That is not to say that the novel ends with we used to call a cop out (do the Millennial kiddies still have cop outs?). The novel's resolution, which has to do with empirical evidence vs. humanism, could not have been clearer to me. The only problem is that my ancient father read the book also read the book and is equally convinced it is about politics. Other interpretations are possible, too. 

Unfortunately, the parts of the narrative that lead to these conclusions do qualify as spoilers--or at least as things that ought to be noticed by the reader unaided. This compels me to focus my review on aspects of the novel ancillary to its (debatable) main thrust. I will do what I can.

His Bloody Project is a novel of the croft--an anachronistic system of land ownership in which agrarian householders held tenancy at the pleasure of a hereditary Laird to whom they owed rent. Since rents were chronically in arrears (crofters had little ready cash), the Laird could technically evict householders at will. Not that it would have crossed their tiny minds to do so. By 1869, the lairds were making their real income by charging wealthy gentleman to hunt deer on their forested lands (since there's no point in squeezing a penniless crofter). 

But in fact the lairds had little to do with that--or anything else. They might accompany the rich punters on deer-stalking expeditions, but all their business affairs were handled by factors--agents or stewards--who were gentlemen themselves. Since the factors were too important to bother with tenant farmers, they deferred their authority to constables--not police, but men elected in villages as go-betweens with the factors. Constables made sure that something like income was being sucked out of the community. But as long as a constable was more or less honest, crofters lives were--well, poor but uneventful. 

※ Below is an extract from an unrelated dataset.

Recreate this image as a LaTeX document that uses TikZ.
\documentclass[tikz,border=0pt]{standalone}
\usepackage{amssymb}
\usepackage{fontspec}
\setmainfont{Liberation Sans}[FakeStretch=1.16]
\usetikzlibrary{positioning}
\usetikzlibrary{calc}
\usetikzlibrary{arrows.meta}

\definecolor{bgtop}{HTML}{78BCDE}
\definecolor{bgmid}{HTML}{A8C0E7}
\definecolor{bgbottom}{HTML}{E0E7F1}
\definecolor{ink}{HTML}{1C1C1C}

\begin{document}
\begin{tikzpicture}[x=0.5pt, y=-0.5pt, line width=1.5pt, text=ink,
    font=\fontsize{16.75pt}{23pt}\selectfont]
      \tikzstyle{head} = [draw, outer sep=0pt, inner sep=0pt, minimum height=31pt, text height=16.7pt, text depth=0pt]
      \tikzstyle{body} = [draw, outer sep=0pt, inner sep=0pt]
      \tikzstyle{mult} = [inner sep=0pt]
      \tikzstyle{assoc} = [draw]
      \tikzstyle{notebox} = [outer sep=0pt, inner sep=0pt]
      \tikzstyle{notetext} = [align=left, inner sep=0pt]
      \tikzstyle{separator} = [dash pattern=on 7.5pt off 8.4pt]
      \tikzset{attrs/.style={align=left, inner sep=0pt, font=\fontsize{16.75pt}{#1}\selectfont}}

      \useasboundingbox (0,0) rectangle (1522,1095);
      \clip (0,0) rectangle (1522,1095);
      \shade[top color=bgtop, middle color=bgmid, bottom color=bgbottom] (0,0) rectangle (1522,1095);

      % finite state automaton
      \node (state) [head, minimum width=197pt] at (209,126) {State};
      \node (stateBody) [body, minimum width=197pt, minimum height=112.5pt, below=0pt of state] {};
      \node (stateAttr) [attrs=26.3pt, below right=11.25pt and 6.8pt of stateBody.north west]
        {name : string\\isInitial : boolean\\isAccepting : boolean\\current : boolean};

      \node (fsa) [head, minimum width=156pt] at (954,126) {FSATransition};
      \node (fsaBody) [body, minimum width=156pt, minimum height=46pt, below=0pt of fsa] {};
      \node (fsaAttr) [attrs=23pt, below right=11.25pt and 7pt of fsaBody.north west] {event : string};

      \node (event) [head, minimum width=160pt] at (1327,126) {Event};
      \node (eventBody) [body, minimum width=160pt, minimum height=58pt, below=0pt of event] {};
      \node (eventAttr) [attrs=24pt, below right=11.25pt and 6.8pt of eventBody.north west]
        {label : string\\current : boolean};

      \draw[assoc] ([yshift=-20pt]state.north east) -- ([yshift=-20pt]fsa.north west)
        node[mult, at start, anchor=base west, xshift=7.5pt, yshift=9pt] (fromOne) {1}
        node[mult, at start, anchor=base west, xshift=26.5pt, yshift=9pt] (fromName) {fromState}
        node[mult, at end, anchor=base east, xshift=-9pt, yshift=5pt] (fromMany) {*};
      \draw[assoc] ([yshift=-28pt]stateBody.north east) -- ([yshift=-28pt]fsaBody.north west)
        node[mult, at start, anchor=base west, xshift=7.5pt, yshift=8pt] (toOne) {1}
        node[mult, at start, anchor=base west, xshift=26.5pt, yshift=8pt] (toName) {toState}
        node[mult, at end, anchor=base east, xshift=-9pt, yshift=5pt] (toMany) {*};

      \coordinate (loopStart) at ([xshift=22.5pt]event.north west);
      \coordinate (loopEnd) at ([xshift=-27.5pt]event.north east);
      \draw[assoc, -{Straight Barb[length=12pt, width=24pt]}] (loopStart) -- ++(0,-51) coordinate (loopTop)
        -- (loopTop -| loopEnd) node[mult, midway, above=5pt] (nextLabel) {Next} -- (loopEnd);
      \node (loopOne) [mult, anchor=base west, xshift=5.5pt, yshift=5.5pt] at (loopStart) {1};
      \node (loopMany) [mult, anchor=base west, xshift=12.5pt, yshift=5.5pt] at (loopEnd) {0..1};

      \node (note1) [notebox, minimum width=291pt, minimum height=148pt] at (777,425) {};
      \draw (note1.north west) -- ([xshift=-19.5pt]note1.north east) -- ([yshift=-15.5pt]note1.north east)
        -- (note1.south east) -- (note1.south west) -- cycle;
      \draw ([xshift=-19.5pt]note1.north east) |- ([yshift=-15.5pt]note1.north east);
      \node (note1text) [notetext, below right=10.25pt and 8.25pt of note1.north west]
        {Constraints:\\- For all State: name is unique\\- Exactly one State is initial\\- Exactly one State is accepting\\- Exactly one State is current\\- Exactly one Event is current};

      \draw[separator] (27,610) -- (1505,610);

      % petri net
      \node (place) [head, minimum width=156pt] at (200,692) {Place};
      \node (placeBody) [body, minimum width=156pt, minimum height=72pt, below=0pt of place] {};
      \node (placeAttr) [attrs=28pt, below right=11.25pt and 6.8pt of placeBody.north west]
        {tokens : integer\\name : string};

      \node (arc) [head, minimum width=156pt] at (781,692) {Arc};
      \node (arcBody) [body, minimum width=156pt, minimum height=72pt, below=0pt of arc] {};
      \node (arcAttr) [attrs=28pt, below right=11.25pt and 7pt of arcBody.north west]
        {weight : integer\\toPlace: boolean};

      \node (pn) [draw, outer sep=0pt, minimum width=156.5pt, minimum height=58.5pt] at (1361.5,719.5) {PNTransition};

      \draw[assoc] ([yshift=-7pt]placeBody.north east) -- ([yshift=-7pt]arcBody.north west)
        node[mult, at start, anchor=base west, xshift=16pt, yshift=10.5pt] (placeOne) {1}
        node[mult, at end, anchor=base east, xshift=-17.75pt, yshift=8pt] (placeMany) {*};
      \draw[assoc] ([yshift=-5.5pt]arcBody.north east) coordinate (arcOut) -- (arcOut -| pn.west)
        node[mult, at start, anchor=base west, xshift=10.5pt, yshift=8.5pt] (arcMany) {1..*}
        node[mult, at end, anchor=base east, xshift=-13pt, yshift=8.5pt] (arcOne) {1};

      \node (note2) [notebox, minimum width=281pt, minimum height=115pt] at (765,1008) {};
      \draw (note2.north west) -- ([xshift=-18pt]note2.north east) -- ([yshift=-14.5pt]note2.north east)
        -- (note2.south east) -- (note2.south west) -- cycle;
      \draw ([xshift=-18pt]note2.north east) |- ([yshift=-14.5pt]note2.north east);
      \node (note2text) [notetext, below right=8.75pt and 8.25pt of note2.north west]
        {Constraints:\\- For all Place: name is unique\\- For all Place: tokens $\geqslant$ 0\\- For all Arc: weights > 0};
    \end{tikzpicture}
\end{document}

The victims of the slaughter in His Bloody Project are a corrupt constable and two of his (wholly innocent) family members. The murderer is a 17-year old boy whose father is being driven off his croft by the constable's dirty tricks. Little else is for certain about the case, but as it moves to trial, speculation (including the reader's) abounds.

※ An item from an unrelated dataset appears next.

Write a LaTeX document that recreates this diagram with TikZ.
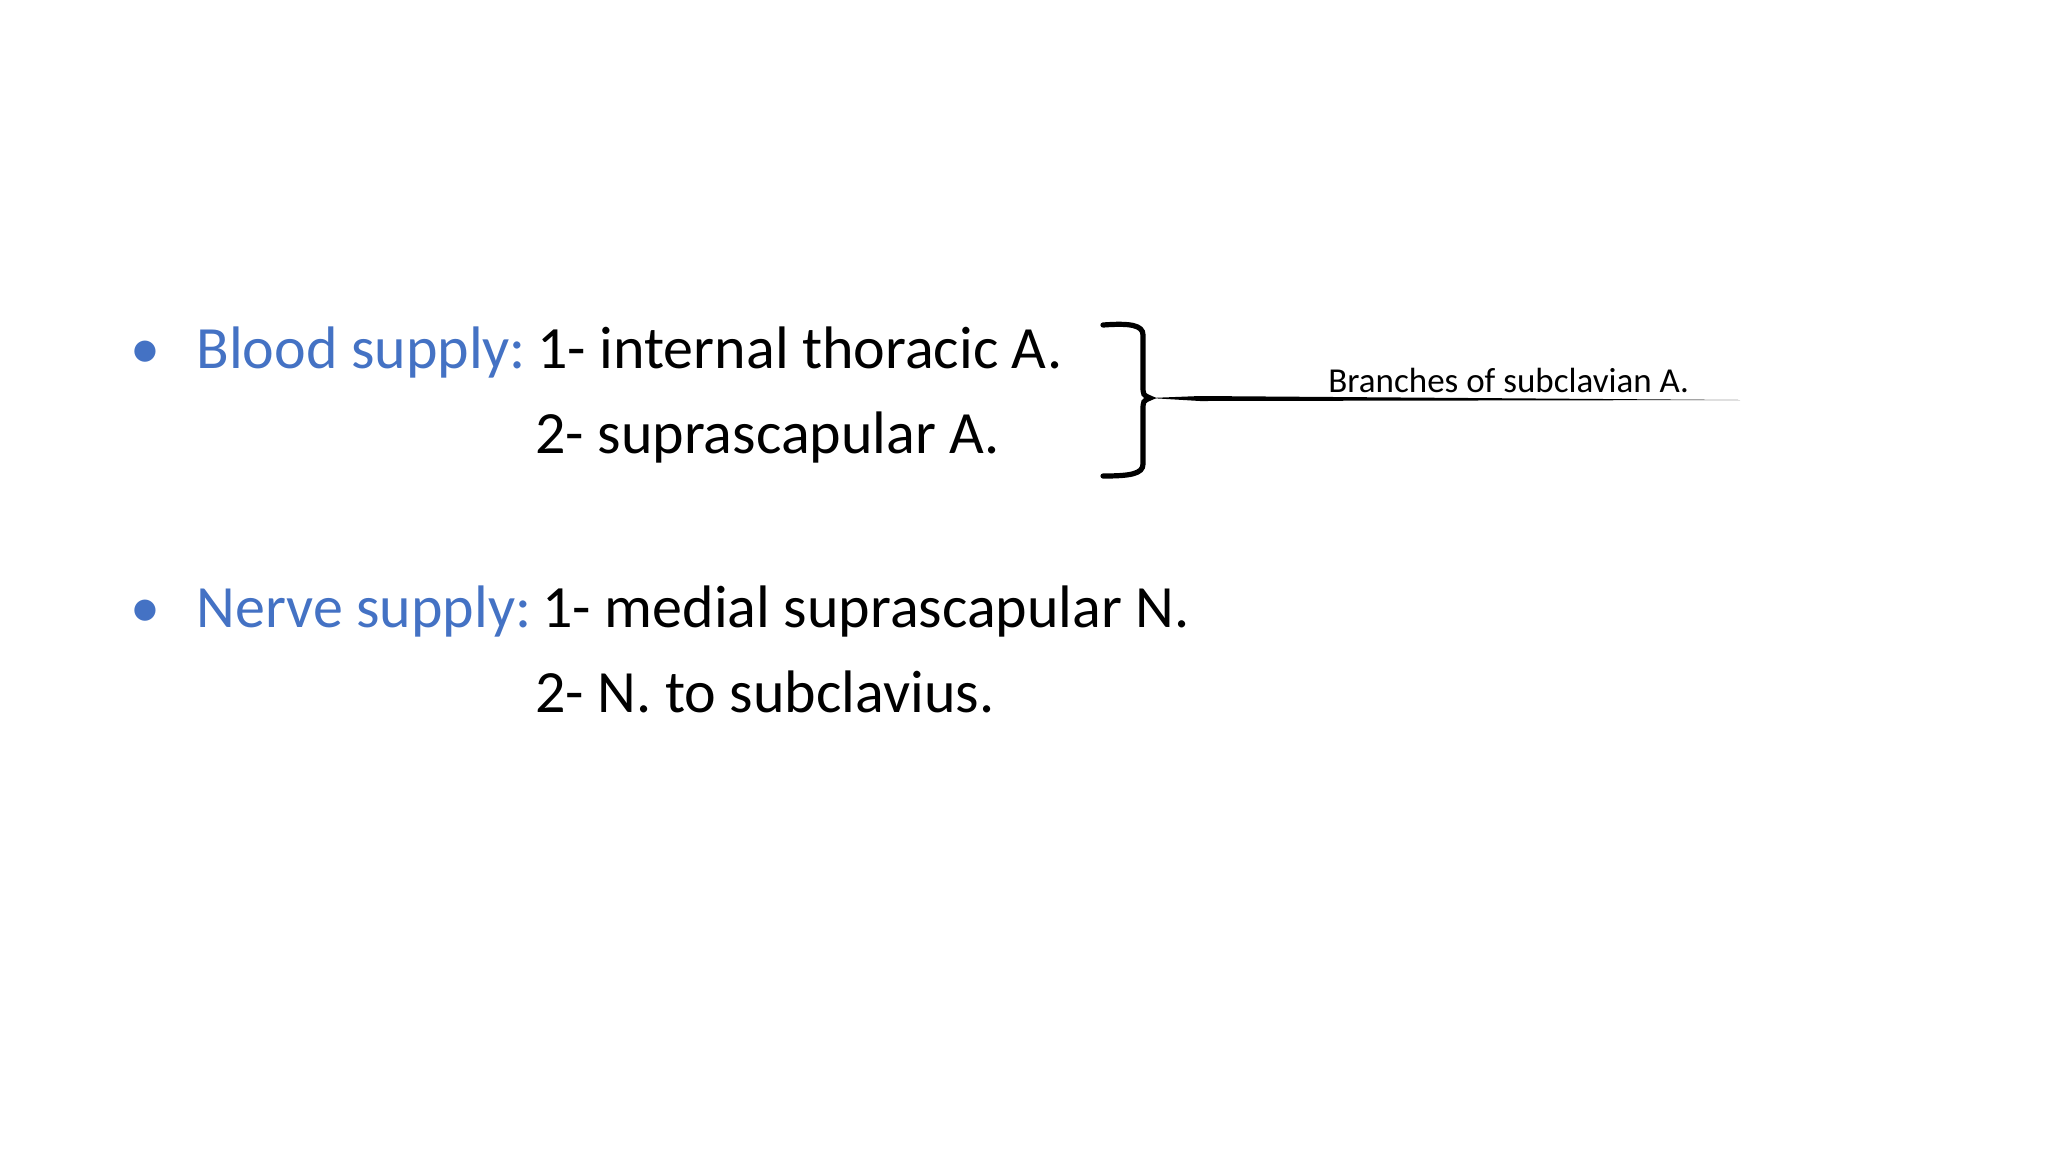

If that sounds too far-removed from modern life to have much emotional impact, it is not. The tyrannies of Lachlan Broad (the doomed constable) are eerily reminiscent of rat-race politics in the working world. He is the recently promoted supervisor who has taken a mind to destroy you by any means possible. The boss (in this case the factor) has every confidence in him. And you know both damn well what he's doing. That's where Burnet pulls you in. Because you also know damn well what you would like to do to him.

If there is a downside to Burnet's writing, it is it's colorlessness. His Bloody Project is a bleak novel set in a bleak land. Whether Burnet intends it or not, his story plays out it the dull grays and Browns of a 19th century photograph. Even the bustling country fair at which Roddy Macrae--the teenage killer--finds himself seems made of faded silent black and white movie frames. It's amazing what can be made bleak in the Highlands. 

Exceptional among Burnet's otherwise lackluster rustic characters is Archibald Ross, a flamboyant young gentleman wannabe who befriends Roddy for a time. While not altogether trustworthy, he is flashy and funny in an unknowing, foolish sort of way. He seems sprung from the pages of Nicholas Nickleby if not Oliver Twist. A more expansive role for Archibald (even if he proved a rat in the end) would have brought some badly needed energy to Burnet's bleak Highland landscape.

I should say little else. His Bloody Project is not for everybody. Some of its descriptions are graphically violent; those who need to excuse themselves ought to do so. I would recommend the novel mainly to book clubs and reading groups. Exchanging ideas on the book's resolution is bound to be more fun than figuring it out for yourself (although I am still convinced I've got it right  :Smile:  ). I would not recommend it to passive (okay, lazy) readers, chronic television watchers, and (dare I say it?) Audible Books fans. Okay, the last one was probably uncalled for, but without full reader participation--in effect, the reader becoming the book's missing detective--His Bloody Project is just a skeleton on a bleak shore. Why not read something you'll enjoy?

----------


## Dreamwoven

This brings out well the very short-term nature of the cheviot sheep in the Highlands and Islands of Northern Scotland, just some 50 years before Australian wool flooded into Europe.

----------


## Pompey Bum

> This brings out well the very short-term nature of the cheviot sheep in the Highlands and Islands of Northern Scotland, just some 50 years before Australian wool flooded into Europe.


Interesting, DW. The community in this novel keeps sheep, but they primarily cultivate what seem to be subsistence crops. The women weave wool into shawls to be sold at fairs. The crofters keep all their sheep in one herd and assign shepherding responsibilities to crofter families in turn. Maybe it's necessary to keep sheep like that (because they'd flock together anyway) or maybe it had to do with limited pasture land (from the laird's perspective, of course), but I was surprised to find this kind of "peasant collectivism" in 19th century Scotland. I wish Prendrelmick was still around. I think he was a Yorkshire rancher or had something to do with the sheep biz in any case. He would probably know more about this.

----------


## ennison

The crofting system did not exist in 1869. It was a different form of land tenure: Communal land / run rig systems/ tacks etc. The crofting system was brought in in the 1880s to end exploitive evictions and removals.

----------